Example of gray logos on Lander’s page
Like these. Why are they always gray?

Why The Logos In “Trusted By X Companies” On Most Landing Pages Are Gray

I realized the answer a few days ago while going through a landing page course…

Mauro Accorinti
5 min readMay 6, 2021


Something had just clicked in my head, so I went running to create this article

But before going into it, just for context’s sake, what we’re talking about is these sorts of sections, like the one on Quintly’s page:

Example of grayed out logos

Or this component from Lander’s home page:

Example of gray logos on Lander’s page

It’s an odd choice, isn’t it?

I mean, why not have all the logos take their real colors?

Why gray them all out? And why does it come up on so many landing pages?

The first few guesses you might come up with might be:

  • It’s a design choice. (It is, but not for reasons you imagine)
  • The “grayed out component” has showed up on the biggest landing pages out there, and as a consequence, it ends up being copied onto smaller pages. (Which is probably true, but that doesn’t tell us anything about why it’s grayed out in the first place.)
  • If we left the logos as is, colors and all, they’d distract from the landing page and its offer. (This one is super, super close! But it’s not the exact reason.)

Alright, so what is it? And why are they grayed out?

The answer has to do with conveying a sense of clarity to your page.

Let me explain.

Landing pages are pages that, by principle, have one goal (or action) they want the user to complete.

This could be opting in to something, downloading an app, calling a phone number, etc. Things we already have an idea on.

And we also know that, the idea behind including other company’s brands on our page is to convey a sense of social proof.

Something that says:

“Hey, these awesome companies trusted us to do good work for them. Would you like to try us out?”

And that’s all well and good.

But here’s the thing…

When we have users land on our page, we don’t want to make things seem more complicated than they are.

We want things to be as clear as possible.

Our headlines, page colors, images, videos — they should all make obvious:

  1. The offer being proposed to the lead.
  2. Where to click next/Where they should click to accept the offer
  3. The benefits/features and what they’ll get once we accept/pay for the offer.

Now if you read that list carefully, you’ll notice something.

More than it being a design issue…

Isn’t that a UX issue?

And it is!

The reason why logos are greyed out has to do with UX

And the basic principle leading here is this:

“Don’t make things that aren’t actually clickable, look clickable”.

To show off this principle, let me show you one of Slack’s home page (It’s the Spanish version).

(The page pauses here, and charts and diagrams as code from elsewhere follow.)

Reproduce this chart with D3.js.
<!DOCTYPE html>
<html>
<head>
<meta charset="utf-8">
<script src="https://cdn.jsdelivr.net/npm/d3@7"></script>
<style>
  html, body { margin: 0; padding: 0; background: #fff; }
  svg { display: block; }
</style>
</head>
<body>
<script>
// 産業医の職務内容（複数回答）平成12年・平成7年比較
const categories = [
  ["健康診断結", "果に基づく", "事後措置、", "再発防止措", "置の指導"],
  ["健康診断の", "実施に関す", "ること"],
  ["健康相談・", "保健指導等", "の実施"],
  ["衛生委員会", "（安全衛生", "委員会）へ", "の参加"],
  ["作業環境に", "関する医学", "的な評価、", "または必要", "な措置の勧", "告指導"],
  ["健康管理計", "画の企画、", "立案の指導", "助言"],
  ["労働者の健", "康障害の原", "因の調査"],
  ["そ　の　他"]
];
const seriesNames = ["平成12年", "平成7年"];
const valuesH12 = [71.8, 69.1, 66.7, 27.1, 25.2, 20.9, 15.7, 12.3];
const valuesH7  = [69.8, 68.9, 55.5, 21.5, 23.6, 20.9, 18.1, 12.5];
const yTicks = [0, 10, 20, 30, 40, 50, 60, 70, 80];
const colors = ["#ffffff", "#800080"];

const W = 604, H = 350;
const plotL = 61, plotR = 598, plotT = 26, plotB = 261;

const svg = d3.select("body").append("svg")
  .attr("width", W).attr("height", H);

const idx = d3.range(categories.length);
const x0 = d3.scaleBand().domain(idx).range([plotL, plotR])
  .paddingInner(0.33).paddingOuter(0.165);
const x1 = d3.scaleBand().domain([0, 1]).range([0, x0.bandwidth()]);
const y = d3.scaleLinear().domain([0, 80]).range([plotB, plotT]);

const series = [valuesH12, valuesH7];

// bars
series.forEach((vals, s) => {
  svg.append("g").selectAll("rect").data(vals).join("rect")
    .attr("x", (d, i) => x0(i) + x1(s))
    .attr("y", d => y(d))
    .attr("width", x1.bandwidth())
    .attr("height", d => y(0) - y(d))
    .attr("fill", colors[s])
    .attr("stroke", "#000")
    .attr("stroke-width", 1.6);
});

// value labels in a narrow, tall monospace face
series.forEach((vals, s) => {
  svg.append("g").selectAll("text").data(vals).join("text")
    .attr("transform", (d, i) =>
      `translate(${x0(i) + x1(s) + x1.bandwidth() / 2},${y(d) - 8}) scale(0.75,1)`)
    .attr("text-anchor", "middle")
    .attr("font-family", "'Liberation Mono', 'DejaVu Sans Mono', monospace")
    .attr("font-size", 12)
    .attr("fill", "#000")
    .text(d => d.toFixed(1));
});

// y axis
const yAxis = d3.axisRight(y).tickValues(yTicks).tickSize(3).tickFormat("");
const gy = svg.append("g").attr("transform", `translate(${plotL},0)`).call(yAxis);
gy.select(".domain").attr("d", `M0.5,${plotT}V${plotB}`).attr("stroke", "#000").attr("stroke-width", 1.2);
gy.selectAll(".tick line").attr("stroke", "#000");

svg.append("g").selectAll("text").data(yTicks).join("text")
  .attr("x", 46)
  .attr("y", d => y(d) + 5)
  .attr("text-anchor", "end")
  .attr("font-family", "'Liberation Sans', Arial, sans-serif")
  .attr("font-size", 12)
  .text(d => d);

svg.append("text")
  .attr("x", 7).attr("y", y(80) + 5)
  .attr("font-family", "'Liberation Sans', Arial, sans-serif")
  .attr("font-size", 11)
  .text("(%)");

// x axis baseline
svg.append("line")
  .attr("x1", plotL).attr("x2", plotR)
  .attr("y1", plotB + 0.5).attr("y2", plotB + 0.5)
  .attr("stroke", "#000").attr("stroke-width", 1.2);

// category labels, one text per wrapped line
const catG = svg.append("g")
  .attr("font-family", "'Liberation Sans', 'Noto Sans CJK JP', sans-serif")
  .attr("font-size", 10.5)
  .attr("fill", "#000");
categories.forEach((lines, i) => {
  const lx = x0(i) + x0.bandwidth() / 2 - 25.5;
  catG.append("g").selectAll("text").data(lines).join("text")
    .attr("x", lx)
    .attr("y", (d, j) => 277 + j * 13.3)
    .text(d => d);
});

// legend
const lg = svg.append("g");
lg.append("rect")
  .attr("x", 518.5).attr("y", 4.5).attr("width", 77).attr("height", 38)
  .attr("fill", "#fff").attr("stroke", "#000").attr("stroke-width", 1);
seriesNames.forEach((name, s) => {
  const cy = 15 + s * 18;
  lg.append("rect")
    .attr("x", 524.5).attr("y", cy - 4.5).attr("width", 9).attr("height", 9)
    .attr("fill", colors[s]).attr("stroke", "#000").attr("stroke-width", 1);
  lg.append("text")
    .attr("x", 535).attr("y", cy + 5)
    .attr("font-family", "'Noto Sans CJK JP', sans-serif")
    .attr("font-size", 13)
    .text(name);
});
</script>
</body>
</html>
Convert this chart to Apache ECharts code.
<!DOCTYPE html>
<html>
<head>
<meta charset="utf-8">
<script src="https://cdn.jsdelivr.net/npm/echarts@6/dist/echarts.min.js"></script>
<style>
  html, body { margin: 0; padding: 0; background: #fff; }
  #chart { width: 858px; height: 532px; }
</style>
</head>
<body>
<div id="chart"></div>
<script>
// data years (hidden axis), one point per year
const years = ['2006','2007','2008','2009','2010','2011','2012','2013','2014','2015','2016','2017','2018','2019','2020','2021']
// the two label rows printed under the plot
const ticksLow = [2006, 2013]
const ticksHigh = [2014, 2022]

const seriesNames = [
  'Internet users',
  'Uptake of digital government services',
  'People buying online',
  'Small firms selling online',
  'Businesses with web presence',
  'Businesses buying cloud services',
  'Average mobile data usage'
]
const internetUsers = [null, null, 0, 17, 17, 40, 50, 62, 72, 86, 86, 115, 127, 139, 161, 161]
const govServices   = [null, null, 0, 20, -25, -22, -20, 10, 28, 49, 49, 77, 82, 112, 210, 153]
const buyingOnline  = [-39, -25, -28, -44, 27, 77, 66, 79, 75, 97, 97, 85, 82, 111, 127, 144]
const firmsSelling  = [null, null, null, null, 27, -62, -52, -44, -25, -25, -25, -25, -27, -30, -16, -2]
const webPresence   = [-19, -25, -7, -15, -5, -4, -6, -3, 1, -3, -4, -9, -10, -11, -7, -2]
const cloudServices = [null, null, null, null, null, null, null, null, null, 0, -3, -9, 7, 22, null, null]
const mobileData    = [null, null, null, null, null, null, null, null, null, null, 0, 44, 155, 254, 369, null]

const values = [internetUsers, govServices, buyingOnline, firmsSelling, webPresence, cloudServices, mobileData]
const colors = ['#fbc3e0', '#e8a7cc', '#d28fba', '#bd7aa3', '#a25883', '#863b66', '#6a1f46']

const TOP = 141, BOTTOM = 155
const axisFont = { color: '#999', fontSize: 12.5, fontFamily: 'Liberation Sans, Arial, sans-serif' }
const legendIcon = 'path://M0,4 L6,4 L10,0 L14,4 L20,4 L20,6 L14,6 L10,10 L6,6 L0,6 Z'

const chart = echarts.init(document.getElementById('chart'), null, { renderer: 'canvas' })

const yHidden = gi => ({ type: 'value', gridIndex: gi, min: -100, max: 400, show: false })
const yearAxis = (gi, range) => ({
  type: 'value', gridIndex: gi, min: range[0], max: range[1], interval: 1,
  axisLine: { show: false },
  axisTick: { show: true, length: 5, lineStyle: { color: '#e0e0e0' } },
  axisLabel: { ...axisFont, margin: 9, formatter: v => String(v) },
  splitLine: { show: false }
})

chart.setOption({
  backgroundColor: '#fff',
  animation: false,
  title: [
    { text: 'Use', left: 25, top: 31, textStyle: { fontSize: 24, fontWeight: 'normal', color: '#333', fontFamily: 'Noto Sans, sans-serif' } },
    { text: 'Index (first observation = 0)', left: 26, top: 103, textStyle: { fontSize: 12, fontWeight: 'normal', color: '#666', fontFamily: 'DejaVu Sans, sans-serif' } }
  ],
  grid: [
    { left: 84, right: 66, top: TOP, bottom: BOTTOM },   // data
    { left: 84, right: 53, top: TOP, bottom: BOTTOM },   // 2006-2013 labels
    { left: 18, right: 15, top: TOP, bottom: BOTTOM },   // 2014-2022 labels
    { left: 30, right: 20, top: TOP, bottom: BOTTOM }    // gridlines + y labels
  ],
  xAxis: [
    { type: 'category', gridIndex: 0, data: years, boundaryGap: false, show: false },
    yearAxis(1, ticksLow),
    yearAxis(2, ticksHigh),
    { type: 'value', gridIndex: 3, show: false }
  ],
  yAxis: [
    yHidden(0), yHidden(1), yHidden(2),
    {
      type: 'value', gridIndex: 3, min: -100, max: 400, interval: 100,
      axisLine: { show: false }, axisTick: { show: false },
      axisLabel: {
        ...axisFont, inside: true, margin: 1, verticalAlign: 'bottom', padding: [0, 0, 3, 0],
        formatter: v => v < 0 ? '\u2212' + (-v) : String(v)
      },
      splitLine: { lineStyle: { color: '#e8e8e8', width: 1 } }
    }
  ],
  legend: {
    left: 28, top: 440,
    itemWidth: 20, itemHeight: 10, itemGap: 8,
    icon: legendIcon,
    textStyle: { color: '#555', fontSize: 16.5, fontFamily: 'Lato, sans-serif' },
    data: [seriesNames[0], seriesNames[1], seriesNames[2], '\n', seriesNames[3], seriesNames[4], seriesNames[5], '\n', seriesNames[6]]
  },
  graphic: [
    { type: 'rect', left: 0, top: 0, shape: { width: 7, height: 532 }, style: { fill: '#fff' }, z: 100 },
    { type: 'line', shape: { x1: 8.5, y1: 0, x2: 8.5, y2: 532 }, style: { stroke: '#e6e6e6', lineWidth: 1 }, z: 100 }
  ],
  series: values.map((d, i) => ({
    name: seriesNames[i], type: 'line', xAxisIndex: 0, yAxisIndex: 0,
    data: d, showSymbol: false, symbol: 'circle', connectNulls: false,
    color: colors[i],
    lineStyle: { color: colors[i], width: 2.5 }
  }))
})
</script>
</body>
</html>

And here’s a question I want you to answer:

Do these colored brand logos look clickable? (The ones inside the red rectangle)

They kind of do, don’t they?

And you know what?

They are.

You can click on them to see different case studies!

Of course, looking at it from afar, you’re not 100% sure they’re clickable or not, right?

Which is a problem.

There are ways in this case to make it more obvious though.

Maybe by making so that when the mouse is hovered over one of the logos, they grow in size, like this:

Showcase of growing icons if hovered over
Quick edit to show grow in size for interactivity

Or maybe by including a small headline before the logos that says something like “Explore our client’s case studies”. (But you know, in Spanish)

This is important because you don’t want users to have to guess or investigate which are links and which are just images.

Leads should only have to worry about your offer, NOT your page design.

And here is where the greyed out logos come in.

Example of grayed out logos

They don’t look clickable, do they?

Thus, they don’t distract your user away from your offer.

Which is a great thing! Because…

Users shouldn’t have to guess OR investigate what they can or can’t click on!

Another easy way to associate this with another concept you might be familiar with would be a “disabled” dropdown selection:

You’ve probably seen one of these on a sign-up form before. And you know from past experiences, that no matter what you did, you couldn’t really interact with it.

So, by association, you kind of understand that greyed out objects can’t be interacted with. They’re just informative (Or you might need to do something before they become active.)

That’s why you’ll see those greyed out logos everywhere.

And that was the little ah-ha! moment I had.

But that doesn’t mean every time you want to showcase client’s you need to gray them out.

This is just a concept.

As long as you make it seem like they aren’t clickable, you can make other design choices.

Here’s one example from Shopify’s plus page:

Or this component from eztexting.com:

Same principle, different design decision.